__SUPPLIED MATERIAL__
------------------------------------------------
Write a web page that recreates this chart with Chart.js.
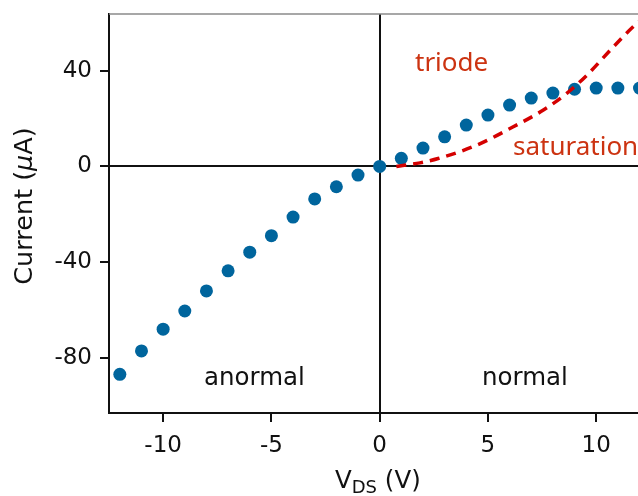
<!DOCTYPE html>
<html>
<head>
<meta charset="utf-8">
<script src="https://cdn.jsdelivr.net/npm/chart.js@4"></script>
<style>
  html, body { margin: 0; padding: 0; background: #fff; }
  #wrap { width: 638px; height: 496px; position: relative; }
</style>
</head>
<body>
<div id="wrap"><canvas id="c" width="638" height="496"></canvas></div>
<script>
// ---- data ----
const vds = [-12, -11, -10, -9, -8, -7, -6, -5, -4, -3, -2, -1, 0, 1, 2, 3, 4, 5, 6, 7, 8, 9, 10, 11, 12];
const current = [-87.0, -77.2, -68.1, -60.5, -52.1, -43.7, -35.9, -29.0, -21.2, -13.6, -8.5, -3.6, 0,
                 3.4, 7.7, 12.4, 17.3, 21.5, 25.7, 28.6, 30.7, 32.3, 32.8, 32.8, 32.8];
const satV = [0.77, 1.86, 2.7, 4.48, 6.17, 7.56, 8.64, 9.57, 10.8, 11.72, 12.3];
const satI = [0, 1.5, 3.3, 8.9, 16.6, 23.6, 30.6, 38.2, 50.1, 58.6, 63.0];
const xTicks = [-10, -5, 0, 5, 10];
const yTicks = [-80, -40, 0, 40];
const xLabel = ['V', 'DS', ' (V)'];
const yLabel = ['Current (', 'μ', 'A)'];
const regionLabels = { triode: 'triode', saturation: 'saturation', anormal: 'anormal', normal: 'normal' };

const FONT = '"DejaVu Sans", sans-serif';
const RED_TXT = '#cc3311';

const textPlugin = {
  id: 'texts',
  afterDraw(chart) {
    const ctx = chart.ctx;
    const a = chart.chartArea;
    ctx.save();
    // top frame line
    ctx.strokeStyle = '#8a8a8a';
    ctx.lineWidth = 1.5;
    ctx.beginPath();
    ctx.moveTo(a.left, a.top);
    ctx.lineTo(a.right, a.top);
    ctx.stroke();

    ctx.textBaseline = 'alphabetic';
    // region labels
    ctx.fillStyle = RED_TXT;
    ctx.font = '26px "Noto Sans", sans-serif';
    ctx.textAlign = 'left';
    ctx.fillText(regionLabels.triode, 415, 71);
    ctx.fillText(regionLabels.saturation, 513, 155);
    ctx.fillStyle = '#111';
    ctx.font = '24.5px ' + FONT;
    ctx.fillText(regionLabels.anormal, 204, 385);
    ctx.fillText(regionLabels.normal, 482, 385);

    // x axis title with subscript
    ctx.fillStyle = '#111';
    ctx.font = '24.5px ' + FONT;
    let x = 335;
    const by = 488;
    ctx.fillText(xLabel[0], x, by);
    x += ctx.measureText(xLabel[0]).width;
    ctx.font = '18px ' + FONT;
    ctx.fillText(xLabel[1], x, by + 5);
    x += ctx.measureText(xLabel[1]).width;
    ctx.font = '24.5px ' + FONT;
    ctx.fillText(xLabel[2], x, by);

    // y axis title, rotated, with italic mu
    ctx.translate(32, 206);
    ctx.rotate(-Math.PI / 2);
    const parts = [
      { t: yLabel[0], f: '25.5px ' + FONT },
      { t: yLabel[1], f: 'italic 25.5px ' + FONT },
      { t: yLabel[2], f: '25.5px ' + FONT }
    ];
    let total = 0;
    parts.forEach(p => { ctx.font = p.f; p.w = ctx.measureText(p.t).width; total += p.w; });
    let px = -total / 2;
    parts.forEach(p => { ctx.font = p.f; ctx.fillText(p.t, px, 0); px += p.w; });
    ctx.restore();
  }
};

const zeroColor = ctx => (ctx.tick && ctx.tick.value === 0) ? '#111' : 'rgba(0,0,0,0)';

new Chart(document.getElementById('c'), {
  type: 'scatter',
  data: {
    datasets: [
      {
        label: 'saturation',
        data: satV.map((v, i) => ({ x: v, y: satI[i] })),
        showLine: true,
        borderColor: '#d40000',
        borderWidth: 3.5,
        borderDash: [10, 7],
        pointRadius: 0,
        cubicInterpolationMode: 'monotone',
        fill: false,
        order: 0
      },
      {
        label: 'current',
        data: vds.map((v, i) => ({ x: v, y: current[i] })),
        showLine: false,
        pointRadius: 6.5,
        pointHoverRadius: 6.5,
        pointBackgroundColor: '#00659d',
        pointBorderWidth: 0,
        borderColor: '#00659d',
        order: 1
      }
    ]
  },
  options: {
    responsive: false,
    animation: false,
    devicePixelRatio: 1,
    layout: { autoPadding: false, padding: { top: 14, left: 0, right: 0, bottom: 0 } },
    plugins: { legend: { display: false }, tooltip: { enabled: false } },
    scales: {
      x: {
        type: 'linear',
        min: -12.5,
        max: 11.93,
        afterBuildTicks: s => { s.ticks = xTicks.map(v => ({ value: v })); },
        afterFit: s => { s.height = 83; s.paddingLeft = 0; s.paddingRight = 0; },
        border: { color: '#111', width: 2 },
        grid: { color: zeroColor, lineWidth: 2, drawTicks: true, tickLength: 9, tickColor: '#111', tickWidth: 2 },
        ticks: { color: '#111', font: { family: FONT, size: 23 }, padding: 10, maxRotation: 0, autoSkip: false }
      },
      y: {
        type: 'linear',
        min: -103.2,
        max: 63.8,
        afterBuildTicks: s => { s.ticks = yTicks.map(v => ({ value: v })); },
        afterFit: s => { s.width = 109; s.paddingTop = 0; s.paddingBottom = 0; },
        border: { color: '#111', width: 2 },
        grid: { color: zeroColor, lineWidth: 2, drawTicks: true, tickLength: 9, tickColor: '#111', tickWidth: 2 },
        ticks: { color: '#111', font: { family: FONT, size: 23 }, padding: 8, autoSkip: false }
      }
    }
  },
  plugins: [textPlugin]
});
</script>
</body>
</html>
------------------------------------------------
__TO BE DONE__
Omit the pictures, then quote the rest of the material above exactly.

__SOLUTION FOR THIS EXERCISE__
Write a web page that recreates this chart with Chart.js.
<!DOCTYPE html>
<html>
<head>
<meta charset="utf-8">
<script src="https://cdn.jsdelivr.net/npm/chart.js@4"></script>
<style>
  html, body { margin: 0; padding: 0; background: #fff; }
  #wrap { width: 638px; height: 496px; position: relative; }
</style>
</head>
<body>
<div id="wrap"><canvas id="c" width="638" height="496"></canvas></div>
<script>
// ---- data ----
const vds = [-12, -11, -10, -9, -8, -7, -6, -5, -4, -3, -2, -1, 0, 1, 2, 3, 4, 5, 6, 7, 8, 9, 10, 11, 12];
const current = [-87.0, -77.2, -68.1, -60.5, -52.1, -43.7, -35.9, -29.0, -21.2, -13.6, -8.5, -3.6, 0,
                 3.4, 7.7, 12.4, 17.3, 21.5, 25.7, 28.6, 30.7, 32.3, 32.8, 32.8, 32.8];
const satV = [0.77, 1.86, 2.7, 4.48, 6.17, 7.56, 8.64, 9.57, 10.8, 11.72, 12.3];
const satI = [0, 1.5, 3.3, 8.9, 16.6, 23.6, 30.6, 38.2, 50.1, 58.6, 63.0];
const xTicks = [-10, -5, 0, 5, 10];
const yTicks = [-80, -40, 0, 40];
const xLabel = ['V', 'DS', ' (V)'];
const yLabel = ['Current (', 'μ', 'A)'];
const regionLabels = { triode: 'triode', saturation: 'saturation', anormal: 'anormal', normal: 'normal' };

const FONT = '"DejaVu Sans", sans-serif';
const RED_TXT = '#cc3311';

const textPlugin = {
  id: 'texts',
  afterDraw(chart) {
    const ctx = chart.ctx;
    const a = chart.chartArea;
    ctx.save();
    // top frame line
    ctx.strokeStyle = '#8a8a8a';
    ctx.lineWidth = 1.5;
    ctx.beginPath();
    ctx.moveTo(a.left, a.top);
    ctx.lineTo(a.right, a.top);
    ctx.stroke();

    ctx.textBaseline = 'alphabetic';
    // region labels
    ctx.fillStyle = RED_TXT;
    ctx.font = '26px "Noto Sans", sans-serif';
    ctx.textAlign = 'left';
    ctx.fillText(regionLabels.triode, 415, 71);
    ctx.fillText(regionLabels.saturation, 513, 155);
    ctx.fillStyle = '#111';
    ctx.font = '24.5px ' + FONT;
    ctx.fillText(regionLabels.anormal, 204, 385);
    ctx.fillText(regionLabels.normal, 482, 385);

    // x axis title with subscript
    ctx.fillStyle = '#111';
    ctx.font = '24.5px ' + FONT;
    let x = 335;
    const by = 488;
    ctx.fillText(xLabel[0], x, by);
    x += ctx.measureText(xLabel[0]).width;
    ctx.font = '18px ' + FONT;
    ctx.fillText(xLabel[1], x, by + 5);
    x += ctx.measureText(xLabel[1]).width;
    ctx.font = '24.5px ' + FONT;
    ctx.fillText(xLabel[2], x, by);

    // y axis title, rotated, with italic mu
    ctx.translate(32, 206);
    ctx.rotate(-Math.PI / 2);
    const parts = [
      { t: yLabel[0], f: '25.5px ' + FONT },
      { t: yLabel[1], f: 'italic 25.5px ' + FONT },
      { t: yLabel[2], f: '25.5px ' + FONT }
    ];
    let total = 0;
    parts.forEach(p => { ctx.font = p.f; p.w = ctx.measureText(p.t).width; total += p.w; });
    let px = -total / 2;
    parts.forEach(p => { ctx.font = p.f; ctx.fillText(p.t, px, 0); px += p.w; });
    ctx.restore();
  }
};

const zeroColor = ctx => (ctx.tick && ctx.tick.value === 0) ? '#111' : 'rgba(0,0,0,0)';

new Chart(document.getElementById('c'), {
  type: 'scatter',
  data: {
    datasets: [
      {
        label: 'saturation',
        data: satV.map((v, i) => ({ x: v, y: satI[i] })),
        showLine: true,
        borderColor: '#d40000',
        borderWidth: 3.5,
        borderDash: [10, 7],
        pointRadius: 0,
        cubicInterpolationMode: 'monotone',
        fill: false,
        order: 0
      },
      {
        label: 'current',
        data: vds.map((v, i) => ({ x: v, y: current[i] })),
        showLine: false,
        pointRadius: 6.5,
        pointHoverRadius: 6.5,
        pointBackgroundColor: '#00659d',
        pointBorderWidth: 0,
        borderColor: '#00659d',
        order: 1
      }
    ]
  },
  options: {
    responsive: false,
    animation: false,
    devicePixelRatio: 1,
    layout: { autoPadding: false, padding: { top: 14, left: 0, right: 0, bottom: 0 } },
    plugins: { legend: { display: false }, tooltip: { enabled: false } },
    scales: {
      x: {
        type: 'linear',
        min: -12.5,
        max: 11.93,
        afterBuildTicks: s => { s.ticks = xTicks.map(v => ({ value: v })); },
        afterFit: s => { s.height = 83; s.paddingLeft = 0; s.paddingRight = 0; },
        border: { color: '#111', width: 2 },
        grid: { color: zeroColor, lineWidth: 2, drawTicks: true, tickLength: 9, tickColor: '#111', tickWidth: 2 },
        ticks: { color: '#111', font: { family: FONT, size: 23 }, padding: 10, maxRotation: 0, autoSkip: false }
      },
      y: {
        type: 'linear',
        min: -103.2,
        max: 63.8,
        afterBuildTicks: s => { s.ticks = yTicks.map(v => ({ value: v })); },
        afterFit: s => { s.width = 109; s.paddingTop = 0; s.paddingBottom = 0; },
        border: { color: '#111', width: 2 },
        grid: { color: zeroColor, lineWidth: 2, drawTicks: true, tickLength: 9, tickColor: '#111', tickWidth: 2 },
        ticks: { color: '#111', font: { family: FONT, size: 23 }, padding: 8, autoSkip: false }
      }
    }
  },
  plugins: [textPlugin]
});
</script>
</body>
</html>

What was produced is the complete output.